If you're not familiar with who Jen Barkley is, though, you're forgiven. A minor character who pops up from season four onwards, Jen (Kathryn Hahn) is a political consultant working out Washington DC who is hired by Leslie's opponent in the race for city council. While Leslie and Ben do manage to beat Jen in that election, it's pretty close and leaves them all with a lot of respect for each other. Jen then offers Ben a job working in DC with her on a Congressional campaign and appears off and on throughout the rest of the show.
In season six, she shows up to give Leslie the pep talk of all time about her political future, concluding with the oddly inspiring line, "You can trust me, because I don't care enough about you to lie." And then in season seven, she blows into town to convince Ben to run for Congress himself and run his campaign. That's where most of our material comes from.
See, when Jen shows up in season seven, it's been a few years since she last really saw Ben and Leslie. No big deal normally, but in this time the Knope-Wyatts have actually had triplets, adorable children who are now rambunctious toddlers.
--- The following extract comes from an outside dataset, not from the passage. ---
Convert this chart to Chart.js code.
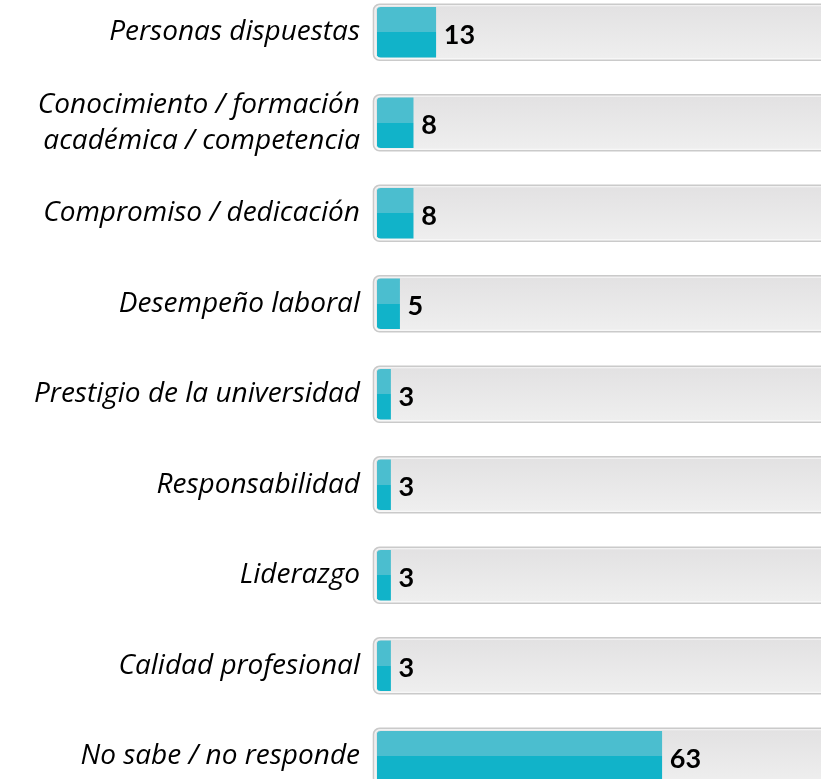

Good for Ben and Leslie, who love having children and are super stoked, but less good for Jen Barkley who hates kids and has to maneuver through a house that looks about as disgusting as you can imagine the home of three toddlers looking.
Jen isn't quiet about her disapproval here, though it's worth noting that she never directly shames Ben and Leslie for their choices.
She makes a lot of comments about being "so happy with my choices", but she doesn't openly tell Leslie she should have tied her tubes or anything rude like that. Instead, she just takes this opportunity to celebrate her singleness and her joy at definitely not having any children.
Parks and Recreation as a whole, actually, is the rare show that manages to avoid insisting that all of its female characters love babies. While Leslie and Ann do both definitely want children (and while the show does become increasingly heteronormative and "pair the spares" as time goes on), April struggles with her feelings about maternity and Donna (who is getting her own article soon, don't you worry) never mentions wanting kids and as far as we can tell never has any.
So this is a show that respects a woman's right to choose if maternity is right for her or not, and even what flavor of maternity to go with. Leslie goes the sitcom route of just finding out she's pregnant at one point, but Ann actually meticulously plans on her pregnancy and for a long time actually intends to go it alone via artificial insemination. Right on.
Still, even with these other characters taking main stage, there's still room to appreciate the relative uniqueness of a Jen Barkley. I mean, she doesn't just not want kids, she really doesn't want kids. She even occasionally seems confused about what kids are. And yet she's never punished for this. We're not told that Jen is heartless or awful, we're not meant to find her off-putting or harsh, she's just a very competent, intelligent, funny woman who thinks the idea of squeezing a watermelon-sized spawn through her vagina is horrifying. And I kind of can't blame her.
I don't mean to imply that her distaste for motherhood is the only interesting thing about Jen Barkley either. It's also worth celebrating that in her we have an awesome recurring female character who is straight up badass. She's a smooth political operator who charges $1200 an hour just to give advice and who routinely works on national campaigns. She loves what she does, and she doesn't apologize for who she is. She's the kind of confident that makes me want to sit up straight, put on my best death-laser facial expression, and get shit done.
I'm focused on the kids thing because right now, that's what I need a character to be for me. No, me having kids or not isn't a particularly urgent issue, but it's something I think about. A lot of people do. And as much as I enjoy the hell out of Jane the Virgin, sometimes you want a nice sour taste to counteract all that sweet. Sometimes you just want Kathryn Hahn stomping loudly across your television screen reminding you that not everyone likes children and that is perfectly okay.
What I'm saying is that Jen Barkley hates kids, and I love her for it.
*No one enjoys parenthood all of the time. No one. No. One.